電池材料大手のノボニックス(本社:オーストラリア・クイーンズランド州)は12月16日、米国の子会社を通じ、米国エネルギー省(DOE)の先進技術自動車製造(ATVM)融資プログラムから、条件付きで最大7億5,480万ドル(元本6億9,200万ドル、資本利子6,280万ドル)の融資の確約を受けたと発表した。

今回の融資は、テネシー州チャタヌーガに建設を予定し、主に電気自動車(EV)用電池のための人工黒鉛製造施設新設の資金の一部に充てられる。発表によると、新施設はフル稼働時には年間約3万1,500トンの人工黒鉛生産が見込まれ、これは年間約32万5,000台分のEV用リチウムイオン電池生産を支えるものだという。2028年末までにフル稼働の予定で、450人のフルタイム雇用、500人の建設雇用の創出を見込む。その後、需要と追加融資の状況に応じて、生産目標を年産7万5,000トンに拡大する計画だ。ただし、この条件付き確約はDOEが融資する意向を示したもので、DOEが最終的な融資文書を作成して融資を実行する前に、同社は一定の技術的、法的、環境的、財務的条件を満たす必要がある。

同社の最高経営責任者(CEO)クリス・バーンズ博士は「今回の発表は長年の努力の集大成で、当社の負極材事業にとって、北米での年産15万トンという目標に向けた新たな重要な節目になる。政府によるこの条件付き確約は、黒鉛のようなバッテリーサプライチェーンで重要材料の国産化に焦点が当たっていることを明示し続けるものだ。バッテリーグレード黒鉛の対米輸出精査を強化するという中国の最近の発表(注1)は、バッテリー用高性能人工黒鉛の米国内での生産の重要性を浮き彫りにしている。強力なパートナーとの当社のオフテイク契約(注2)は、北米で人工黒鉛サプライチェーンのオンショア化のリーダーシップを強化し、米国のエネルギー自立への道を支援するものだ」と述べた。

なお、同社がチャタヌーガに建設中のもう1つ製造施設のリバーサイド施設は、2025年に商業生産を開始し、北米初のバッテリー用高性能人工黒鉛の大規模生産施設となる予定だ。既存の顧客需要に対応するため、年産2万トンを計画している。また、同施設に関しては、2023年10月にDOE傘下の製造およびエネルギーサプライチェーン局(MESC)から1億ドルの助成金を獲得したほか、2024年1月には、施設の資金調達に向けた1億300万ドルの投資税額控除の対象に選ばれている。
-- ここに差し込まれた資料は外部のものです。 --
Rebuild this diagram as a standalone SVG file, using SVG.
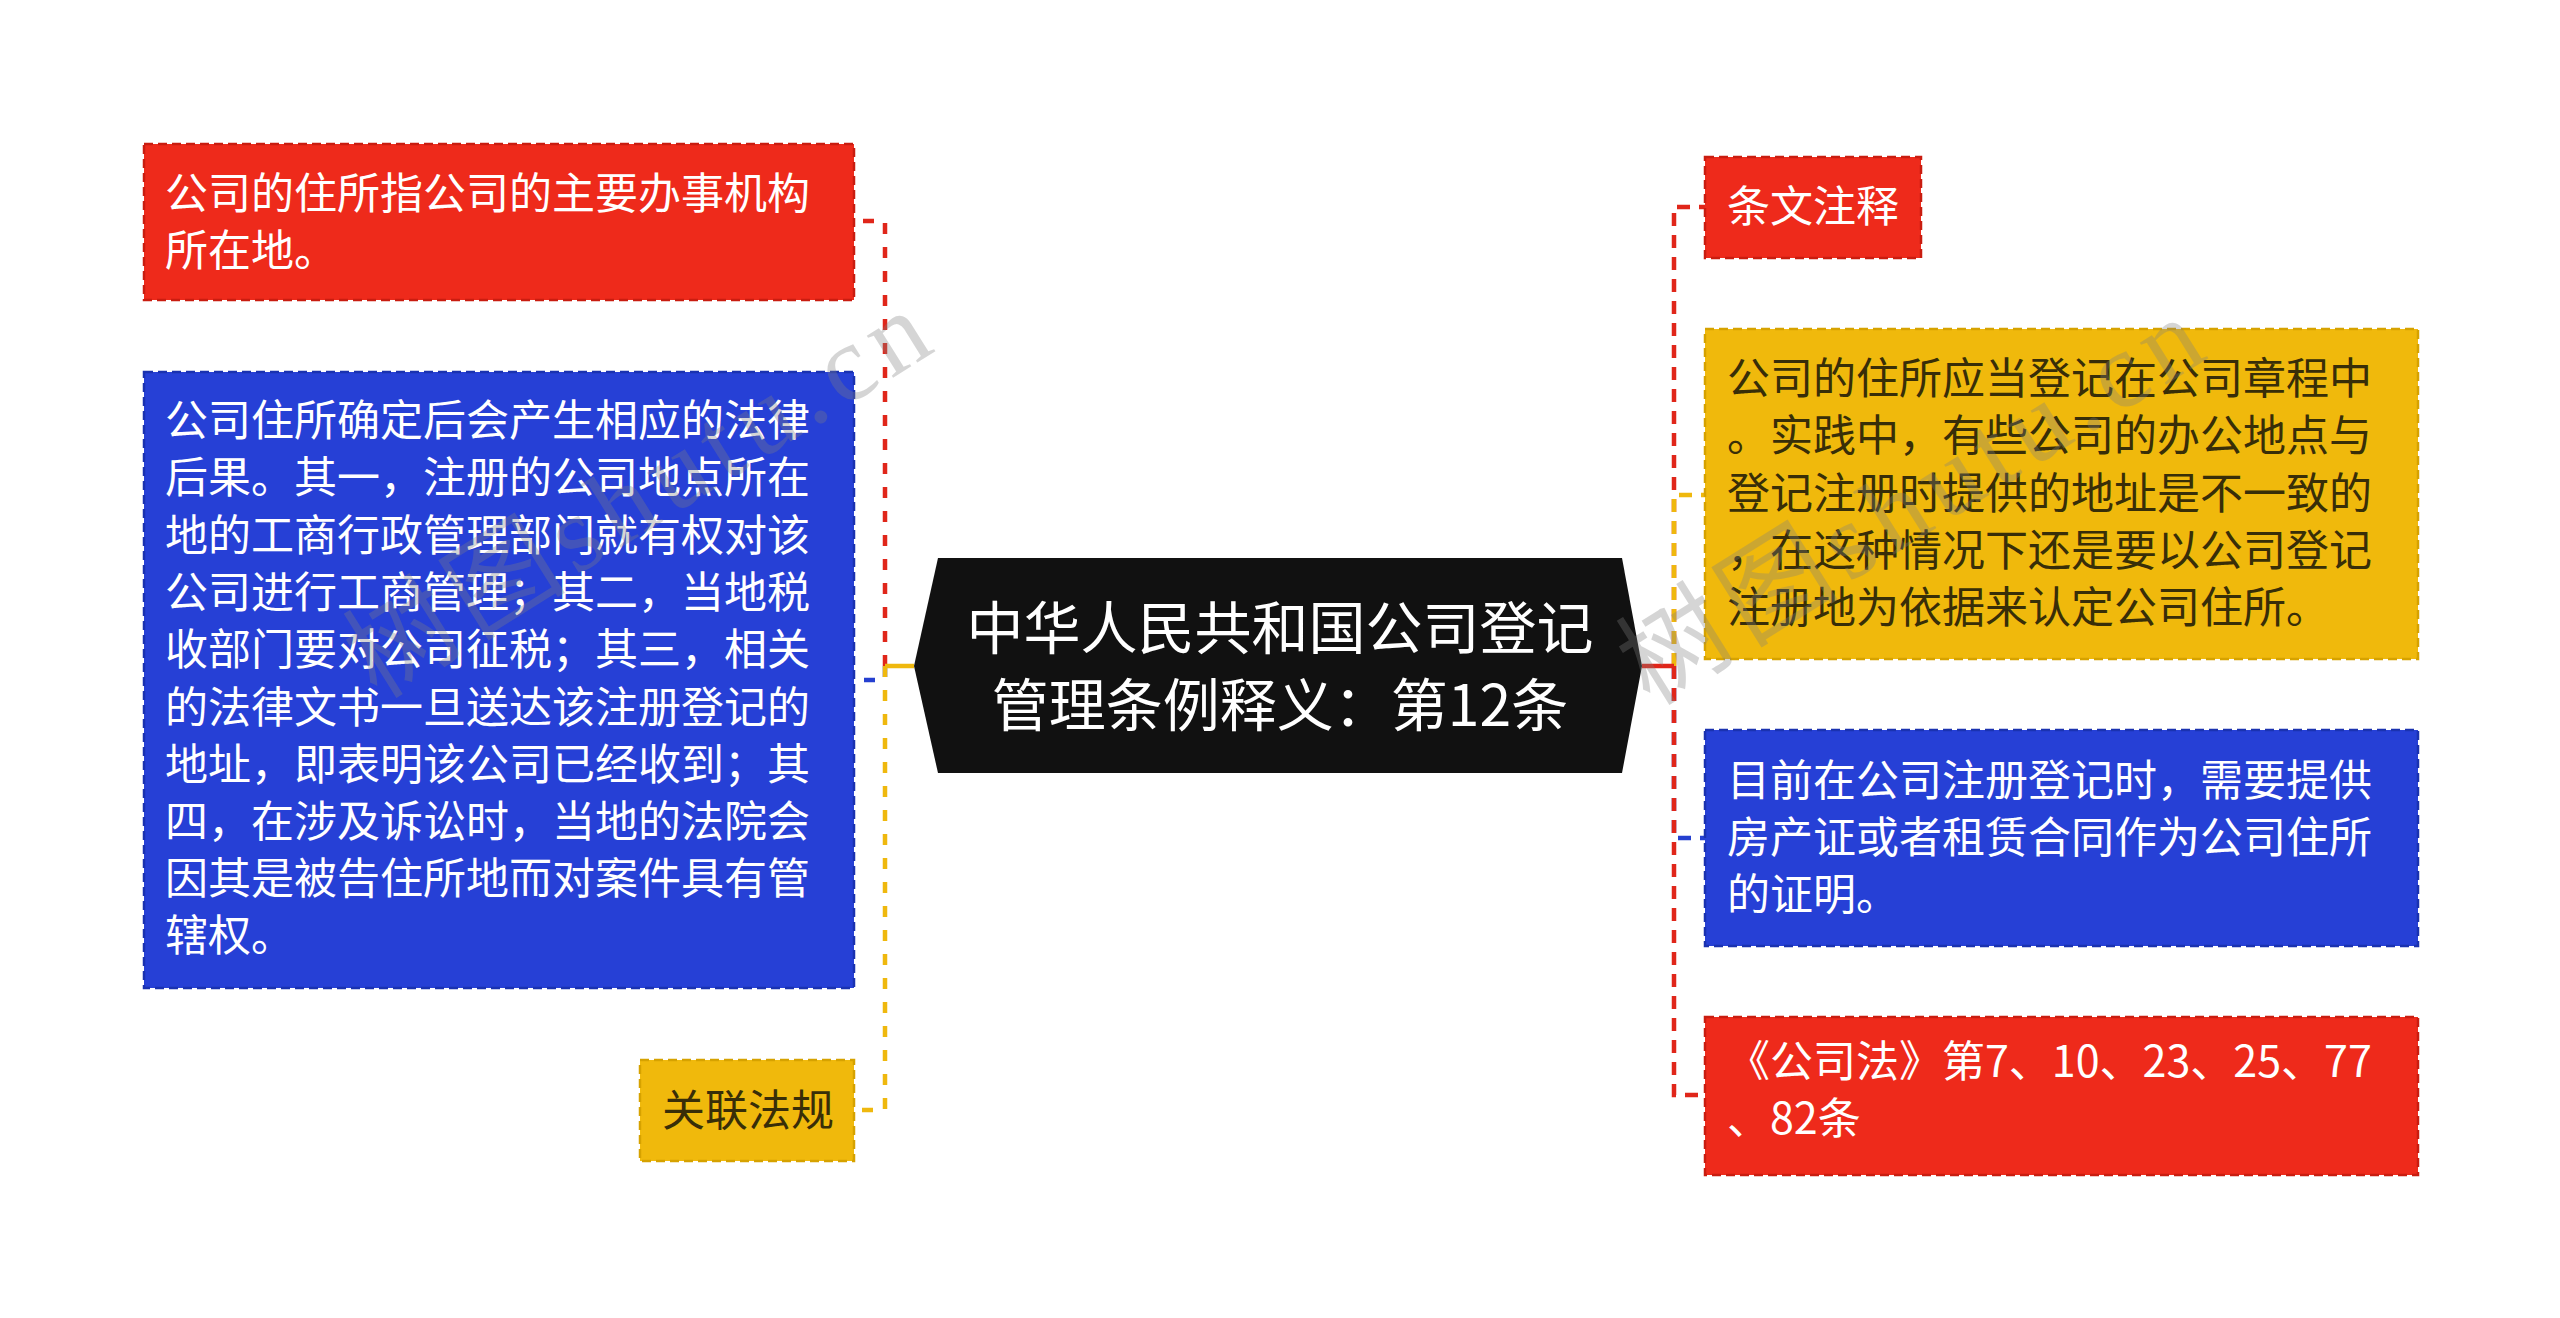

DOEによると、北米には大規模なバッテリーグレードの人工黒鉛製造設備がなく、米国内の自動車サプライチェーンとクリーンエネルギーサプライチェーンの両方に顕著な需給ギャップを生じさせているという。

(注1)中国商務部は12月3日、一部の両用品目(民間と軍事の両方の用途で使用できる貨物や技術、サービスなど)を対象とした対米輸出管理強化を決定する公告(商務部公告2024年第46号)を発表した。黒鉛の両用品目の対米輸出に対し、エンドユーザーや最終用途について、より厳格な審査を実施するとしている(2024年12月6日記事参照)。

(注2)ノボニックスは2024年、パナソニックエナジー(2024年2月16日記事参照)、大手自動車メーカーのステランティス、ドイツのフォルクスワーゲン(VW)の車載バッテリー事業子会社パワーコーの3社と、人工黒鉛を供給する拘束力のあるオフテイク契約を締結した。